Dissertation: "Mediating Alterity: Transitive Indianness in U.S. Non-Normative Medicine"
Certified Summer 2018
My research is firmly committed to medical humanities and social sciences, a field of critical inquiry dedicated to persistent reflexivity in medicine. As a communications and media studies scholar, my method and major focus of study takes shape as social and cultural studies of medicine wherein medicine is understood as a scientific and technological phenomenon. My research is further influenced by and committed to critical indigenous, race, ethnic, and gender studies whereby I consider the ways medicine in culture and society shape and are shaped by notions of indigeneity, latinidad, and gender. In the case of my dissertation, this led me to thinking about medicine’s mediation of indigeneity as alterity in relation to U.S. multiculturalism and gender at the site of what I call “non-normative medicine.” I center my examination around the institutionalization of non-normative medicine within the U.S. government, specifically the establishment of the Office of Alternative Medicine at the National Institutes of Health in 1991. I argue that the event depended heavily on a depoliticized cultural signification of Indianness to construct non-normative medicine as multiculturally inclusive, as evidenced by the appointment of a Mohawk physician and health administrator as the founding director who popular media at the time racialized and gendered as a “medicine man.” I follow with an examination of the years following his premature resignation, wherein Indianness became obscured, and latinidad and other forms of flattened gendered and racialized difference proved more effective in substantiating non-normative medicine’s multicultural brand.

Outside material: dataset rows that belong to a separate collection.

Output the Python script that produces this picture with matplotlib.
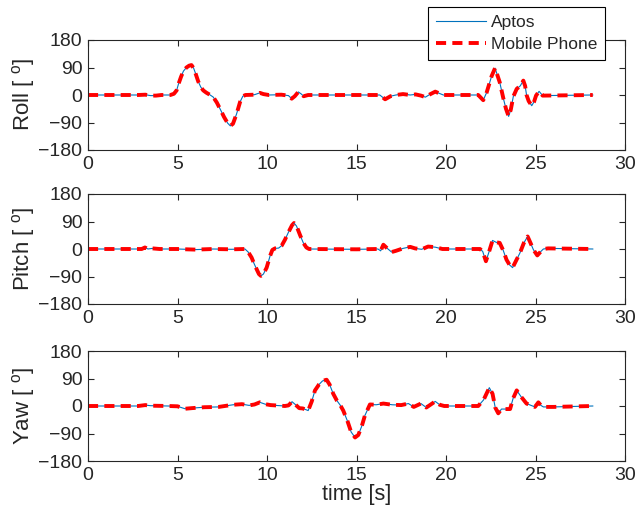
import matplotlib
matplotlib.use("Agg")
import matplotlib.pyplot as plt
from matplotlib.lines import Line2D

plt.rcParams['font.family'] = ['Liberation Sans', 'DejaVu Sans']
plt.rcParams['mathtext.fontset'] = 'custom'
plt.rcParams['mathtext.rm'] = 'Liberation Sans'

# ---------------- data ----------------
roll_t = [0, 2.8, 3.2, 3.5, 3.8, 4.1, 4.6, 4.8, 4.95, 5.05, 5.2, 5.33, 5.5, 5.65, 5.78, 5.9, 6.0,
          6.16, 6.3, 6.44, 6.6, 6.8, 7.0, 7.2, 7.4, 7.6, 7.8, 7.95, 8.1, 8.3, 8.5, 8.65, 8.8,
          9.3, 9.6, 9.8, 10.1, 10.8, 11.2, 11.38, 11.55, 11.75, 11.9, 12.05, 12.3, 16.3, 16.6,
          16.9, 17.2, 17.6, 18.0, 18.3, 18.6, 18.85, 19.1, 19.4, 19.6, 19.85, 21.8, 22.08,
          22.27, 22.55, 22.74, 23.0, 23.2, 23.35, 23.5, 23.62, 23.76, 23.95, 24.15, 24.32,
          24.42, 24.5, 24.62, 24.79, 24.92, 25.03, 25.2, 25.4, 28.2]
roll_v = [0, 0, 1, -2, -2, 0, 0, 4, 15, 35, 60, 78, 90, 96, 98, 88, 72,
          44, 26, 15, 8, 1, -7, -25, -48, -72, -92, -101, -94, -62, -22, -4, 0,
          1, 7, 3, 0, 1, -2, -12, -4, 10, 4, -4, 0, 0, -14,
          -4, 0, 3, 0, 2, -2, -7, 2, 11, 6, 0, 0, -17,
          8, 62, 88, 42, -10, -45, -70, -48, -5, 20, 30, 47,
          30, 0, -20, -35, -22, -2, 12, -2, 0]

pitch_t = [0, 3.0, 3.18, 3.35, 3.6, 4.0, 5.0, 6.0, 7.0, 8.0, 8.77, 8.95, 9.14, 9.28, 9.42, 9.55,
           9.66, 9.8, 9.98, 10.17, 10.3, 10.45, 10.65, 10.82, 11.0, 11.2, 11.4, 11.51, 11.65,
           11.85, 12.03, 12.2, 12.35, 15.0, 16.2, 16.35, 16.5, 16.7, 16.96, 17.2, 17.6, 18.0,
           18.27, 18.64, 19.0, 19.4, 19.8, 21.9, 22.05, 22.23, 22.4, 22.6, 22.8, 23.0, 23.2,
           23.38, 23.55, 23.72, 23.9, 24.13, 24.35, 24.56, 24.72, 24.88, 25.1, 25.3, 25.44,
           25.7, 28.2]
pitch_v = [0, 0, 5, 0, 2, 0, 0, -2, 0, -1, 0, -10, -28, -48, -66, -82,
           -88, -82, -61, -23, -3, 2, 3, 11, 30, 55, 78, 85, 75,
           45, 20, 5, 0, -1, 0, -6, 14, 3, -10, -6, 2, 7,
           2, -1, 8, 6, 0, 0, -8, -40, -10, 28, 22, 20, -5,
           -35, -52, -61, -40, -13, 20, 41, 20, -2, -21, -8, 0,
           2, 0]

yaw_t = [0, 2.8, 3.2, 3.5, 4.5, 5.0, 5.42, 5.8, 6.5, 7.3, 8.1, 8.6, 9.0, 9.3, 9.6, 9.9, 10.2,
         11.0, 11.2, 11.4, 11.6, 11.8, 12.0, 12.3, 12.5, 12.68, 12.9, 13.1, 13.33, 13.5, 13.7,
         13.9, 14.1, 14.26, 14.5, 14.7, 14.92, 15.1, 15.3, 15.47, 15.75, 16.1, 16.5, 17.0,
         17.5, 17.9, 18.2, 18.6, 18.9, 19.15, 19.4, 19.65, 19.9, 21.8, 22.1, 22.42, 22.6,
         22.75, 22.92, 23.1, 23.58, 23.75, 23.95, 24.2, 24.5, 24.75, 24.97, 25.16, 25.3,
         25.44, 26.0, 28.2]
yaw_v = [0, 0, 3, 1, 0, -1, -9, -7, -4, -3, 4, 6, 2, 5, 12, 6, 3,
         0, 2, 14, 4, -7, -8, -15, 15, 51, 70, 82, 86, 70, 40,
         18, 2, -15, -50, -85, -103, -95, -65, -31, 5, 4, 8, 4,
         3, 8, -3, 8, -5, 5, 15, 4, 0, 0, 20, 60, 40,
         -5, -24, -10, -10, 25, 51, 30, 8, 2, -3, 12, 2,
         -3, -3, 0]

# mobile phone series follow the Aptos readings closely
phone_roll_t, phone_roll_v = roll_t, roll_v
phone_pitch_t, phone_pitch_v = pitch_t, pitch_v
phone_yaw_t, phone_yaw_v = yaw_t, yaw_v

panel_labels = ['Roll [ $^{\\rm o}$]', 'Pitch [ $^{\\rm o}$]', 'Yaw [ $^{\\rm o}$]']
x_ticks = [0, 5, 10, 15, 20, 25, 30]
y_ticks = [-180, -90, 0, 90, 180]
series_names = ['Aptos', 'Mobile Phone']

# ---------------- figure ----------------
fig = plt.figure(figsize=(6.35, 5.21), dpi=100)
W, H = 635, 521
left, right = 88, 625
tops = [40, 194, 351]
ph = 110

blue = '#0072BD'
red = '#FF0000'
gray = '#262626'

series = [(roll_t, roll_v, phone_roll_t, phone_roll_v),
          (pitch_t, pitch_v, phone_pitch_t, phone_pitch_v),
          (yaw_t, yaw_v, phone_yaw_t, phone_yaw_v)]

for i, (top, lab, (at, av, pt, pv)) in enumerate(zip(tops, panel_labels, series)):
    ax = fig.add_axes([left / W, 1 - (top + ph) / H, (right - left) / W, ph / H])
    ax.plot(at, av, color=blue, lw=0.8)
    ax.plot(pt, pv, color=red, lw=2.8, dashes=(2.6, 1.6))
    ax.set_xlim(0, 30)
    ax.set_ylim(-180, 180)
    ax.set_xticks(x_ticks)
    ax.set_yticks(y_ticks)
    ax.tick_params(direction='in', top=True, right=True, length=4.5, width=0.8,
                   colors=gray, labelsize=14, pad=4)
    for s in ax.spines.values():
        s.set_color(gray)
        s.set_linewidth(0.8)
    ax.set_ylabel(lab, fontsize=16, color=gray, labelpad=1)
    if i == 2:
        ax.set_xlabel('time [s]', fontsize=15.5, color=gray, labelpad=0)

handles = [Line2D([], [], color=blue, lw=0.8),
           Line2D([], [], color=red, lw=2.8, dashes=(2.6, 1.6))]
leg = fig.legend(handles, series_names, loc='upper left',
                 bbox_to_anchor=(428 / W, 1 - 7 / H), fontsize=12.5,
                 frameon=True, fancybox=False, edgecolor='black', framealpha=1,
                 handlelength=2.9, handletextpad=0.25, borderpad=0.45,
                 labelspacing=0.4, borderaxespad=0)
leg.get_frame().set_linewidth(0.8)
for t in leg.get_texts():
    t.set_color(gray)

fig.savefig('out.png', dpi=100)
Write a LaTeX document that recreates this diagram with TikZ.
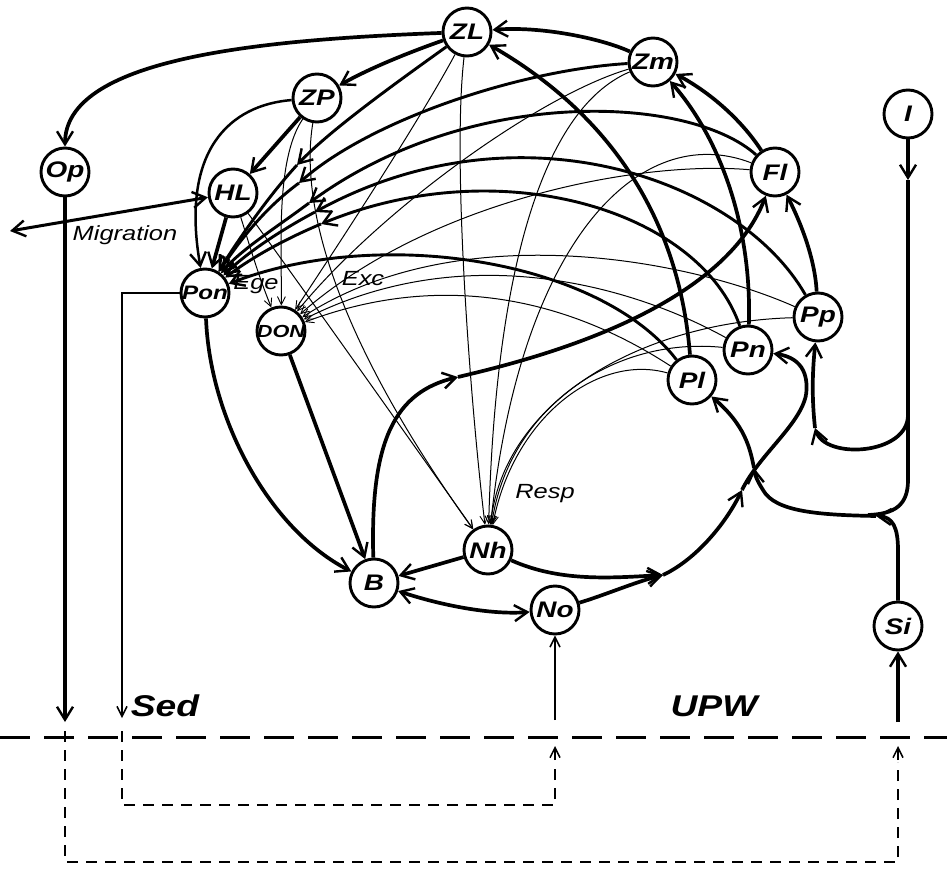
\documentclass[tikz,border=0pt]{standalone}
\usepackage{fontspec}
\usetikzlibrary{arrows.meta}
\newfontfamily\diagfont[FakeStretch=1.24]{Liberation Sans}
\newcommand{\poolfont}{\diagfont\bfseries\itshape\fontsize{22.5}{22.5}\selectfont}
\newcommand{\fluxfont}{\diagfont\itshape\fontsize{20.5}{20.5}\selectfont}
\newcommand{\layerfont}{\diagfont\bfseries\itshape\fontsize{30}{30}\selectfont}
\pgfdeclarelayer{flows}
\pgfsetlayers{flows,main}

\tikzset{
  pool/.style={circle, draw, fill=white, line width=2.9pt, minimum size=48pt, inner sep=0pt, font=\poolfont},
  bigbarb/.tip={Straight Barb[length=13pt,width=16pt,line width=2.4pt]},
  medbarb/.tip={Straight Barb[length=10pt,width=10pt,line width=1.5pt]},
  smallbarb/.tip={Straight Barb[length=8pt,width=8pt,line width=0.9pt]},
  heavy/.style={line width=3.7pt, -bigbarb},
  heavyline/.style={line width=3.7pt},
  fanline/.style={line width=2.9pt, -bigbarb},
  thinline/.style={line width=1pt, -smallbarb},
  lbl/.style={font=\fluxfont, inner sep=0pt},
}

\begin{document}
\begin{tikzpicture}[x=1pt,y=-1pt]
\useasboundingbox (0,0) rectangle (947,869);

% state variables
\node[pool] (ZL) at (467,32) {ZL};
\node[pool] (Zm) at (653,62) {Zm};
\node[pool] (ZP) at (317,98) {ZP};
\node[pool] (Op) at (65,172) {Op};
\node[pool] (HL) at (233,193) {HL};
\node[pool] (Fl) at (775,172) {Fl};
\node[pool] (I) at (908,114) {I};
\node[pool] (Pon) at (205,293) {\makebox[0pt]{\fontsize{19.5}{19.5}\selectfont Pon}};
\node[pool] (DON) at (281,331) {\makebox[0pt]{\fontsize{17.5}{17.5}\selectfont DON}};
\node[pool] (Pp) at (818,317) {Pp};
\node[pool] (Pn) at (748,350) {Pn};
\node[pool] (Pl) at (692,380) {Pl};
\node[pool] (Nh) at (488,550) {Nh};
\node[pool] (B) at (374,583) {B};
\node[pool] (No) at (555,610) {No};
\node[pool] (Si) at (898,626) {Si};

% flux labels
\node[lbl] (migl) at (125,235) {Migration};
\node[lbl] (egel) at (256,285) {Ege};
\node[lbl] (excl) at (363,279) {Exc};
\node[lbl] (respl) at (545,494) {Resp};
\node[font=\layerfont, inner sep=0pt] (sedl) at (165,706) {Sed};
\node[font=\layerfont, inner sep=0pt] (upwl) at (714,706) {UPW};

% junction points of the merged flows
\coordinate (mig) at (10,231);
\coordinate (bf) at (458,377);
\coordinate (nj) at (663,575);
\coordinate (nm) at (742,490);
\coordinate (np) at (806,395);
\coordinate (ia) at (908,180);
\coordinate (ib) at (908,415);
\coordinate (ic) at (815,428);
\coordinate (s1) at (876,516);
\coordinate (s2) at (754,468);
\coordinate (f1) at (297,165);
\coordinate (f2) at (299,183);
\coordinate (f3) at (309,203);
\coordinate (f4) at (315,212);
\coordinate (f5) at (321,224);
\coordinate (opend) at (65,722);
\coordinate (sedend) at (122,718);
\coordinate (sedc) at (122,293);
\coordinate (nobase) at (555,720);
\coordinate (sibase) at (898,722);

\begin{pgfonlayer}{flows}
% grazing and predation
\draw[heavy] (ZL) .. controls (250,40) and (65,60) .. (Op);
\draw[heavy] (ZL) .. controls (410,52) and (370,68) .. (ZP);
\draw[heavy] (Zm) .. controls (600,38) and (540,26) .. (ZL);
\draw[heavy] (Fl) .. controls (745,125) and (715,95) .. (Zm);
\draw[heavy] (Pn) .. controls (752,230) and (722,140) .. (Zm);
\draw[heavy] (Pl) .. controls (680,230) and (620,120) .. (ZL);
\draw[heavy] (Pp) .. controls (815,260) and (802,225) .. (Fl);
\draw[heavy] (ZP) -- (HL);
\draw[heavy] (HL) -- (Pon);
\draw[line width=2.5pt, -bigbarb] (ZP) .. controls (230,105) and (180,150) .. (Pon);
\draw[line width=3pt, bigbarb-bigbarb] (mig) -- (HL);

% bacteria
\draw[heavy] (B) .. controls (370,440) and (395,392) .. (bf);
\draw[heavy] (bf) .. controls (521,362) and (720,315) .. (Fl);
\draw[heavy] (Pon) .. controls (210,420) and (270,530) .. (B);
\draw[heavy] (DON) -- (B);
\draw[heavy] (Nh) -- (B);
\draw[heavy, bigbarb-bigbarb] (B) .. controls (440,605) and (490,615) .. (No);

% nutrient uptake
\draw[heavy] (Nh) .. controls (560,582) and (610,578) .. (nj);
\draw[heavy] (No) .. controls (605,595) and (635,582) .. (nj);
\draw[heavy] (nj) .. controls (695,560) and (725,525) .. (nm);
\draw[heavyline] (nm) .. controls (759,455) and (800,425) .. (np);
\draw[heavy] (np) .. controls (808,380) and (806,358) .. (Pn);

% light
\draw[heavy] (I) -- (ia);
\draw[heavyline] (ia) -- (ib);
\draw[heavy] (ib) .. controls (908,455) and (825,460) .. (ic);
\draw[heavy] (ic) .. controls (812,400) and (812,375) .. (Pp);
\draw[heavyline] (ib) -- (908,480) .. controls (908,505) and (895,514) .. (868,515);

% silicate
\draw[heavy] (Si) -- (898,550) .. controls (898,528) and (893,517) .. (s1);
\draw[heavy] (s1) .. controls (820,515) and (775,512) .. (763,490) .. controls (758,482) and (755,476) .. (s2);
\draw[heavy] (s2) .. controls (750,448) and (745,425) .. (Pl);

% egestion and mortality into Pon
\draw[fanline] (ZL) .. controls (400,80) and (330,130) .. (f1);
\draw[fanline] (f1) .. controls (265,200) and (235,245) .. (Pon);
\draw[fanline] (Zm) .. controls (520,70) and (370,120) .. (f2);
\draw[fanline] (f2) .. controls (265,208) and (240,240) .. (Pon);
\draw[fanline] (Fl) .. controls (690,95) and (470,85) .. (f3);
\draw[fanline] (f3) .. controls (280,225) and (240,250) .. (Pon);
\draw[fanline] (Pp) .. controls (740,180) and (520,100) .. (f4);
\draw[fanline] (f4) .. controls (285,228) and (250,250) .. (Pon);
\draw[fanline] (Pn) .. controls (700,210) and (500,150) .. (f5);
\draw[fanline] (f5) .. controls (290,237) and (255,255) .. (Pon);
\draw[fanline] (Pl) .. controls (600,260) and (380,225) .. (Pon);

% excretion into DON
\draw[thinline] (HL) .. controls (248,240) and (258,275) .. (DON);
\draw[thinline] (ZP) .. controls (275,160) and (282,250) .. (DON);
\draw[thinline] (ZL) .. controls (420,120) and (335,250) .. (DON);
\draw[thinline] (Zm) .. controls (540,95) and (380,210) .. (DON);
\draw[thinline] (Fl) .. controls (640,160) and (430,200) .. (DON);
\draw[thinline] (Pp) .. controls (690,260) and (460,215) .. (DON);
\draw[thinline] (Pn) .. controls (640,290) and (470,235) .. (DON);
\draw[thinline] (Pl) .. controls (600,320) and (470,260) .. (DON);

% respiration into Nh
\draw[thinline] (HL) .. controls (290,270) and (410,440) .. (Nh);
\draw[thinline] (ZP) .. controls (300,200) and (330,330) .. (Nh);
\draw[thinline] (ZL) .. controls (452,160) and (470,400) .. (Nh);
\draw[thinline] (Zm) .. controls (540,110) and (495,280) .. (Nh);
\draw[thinline] (Fl) .. controls (640,120) and (520,240) .. (Nh);
\draw[thinline] (Pp) .. controls (640,322) and (503,402) .. (Nh);
\draw[thinline] (Pn) .. controls (612,336) and (508,410) .. (Nh);
\draw[thinline] (Pl) .. controls (598,353) and (513,418) .. (Nh);

% exchange with the sediment and upwelling
\draw[heavy] (Op) -- (opend);
\draw[line width=1.5pt, -medbarb] (Pon) -- (sedc) -- (sedend);
\draw[line width=1.5pt, -medbarb] (nobase) -- (No);
\draw[heavy] (sibase) -- (Si);
\draw[line width=3pt, dash pattern=on 30pt off 14pt] (0,737) -- (947,737);
\draw[line width=1.8pt, dash pattern=on 11pt off 8pt] (122,731) -- (122,805) -- (555,805) -- (555,762);
\draw[line width=1.8pt, dash pattern=on 11pt off 8pt] (65,731) -- (65,862) -- (898,862) -- (898,762);
\draw[line width=1.5pt, -medbarb] (555,760) -- (555,746);
\draw[line width=1.5pt, -medbarb] (898,760) -- (898,746);
\end{pgfonlayer}
\end{tikzpicture}
\end{document}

Rico Kleinstein Chenyek received their PhD in Communications and Media from the Institute of Communications Research at the University of Illinois at Urbana-Champaign. Their major focus of study is in the social and cultural studies of science, medicine, and technology, with graduate minors in American Indian & Indigenous Studies, Latina/Latino Studies, and Gender & Women’s Studies. Rico’s dissertation, “Mediating Alterity: Transitive Indianness in U.S. Non-Normative Medicine,” is a comprehensive cultural study of the U.S. institutionalization of non-normative medicine at the National Institutes of Health that centralizes the politics of (indigenous) alterity. Rico received a BA in Chicana/o & Latina/o studies from Pomona College in 2011 and is now at the University of Illinois College of Medicine at Chicago completing their MD/PhD training.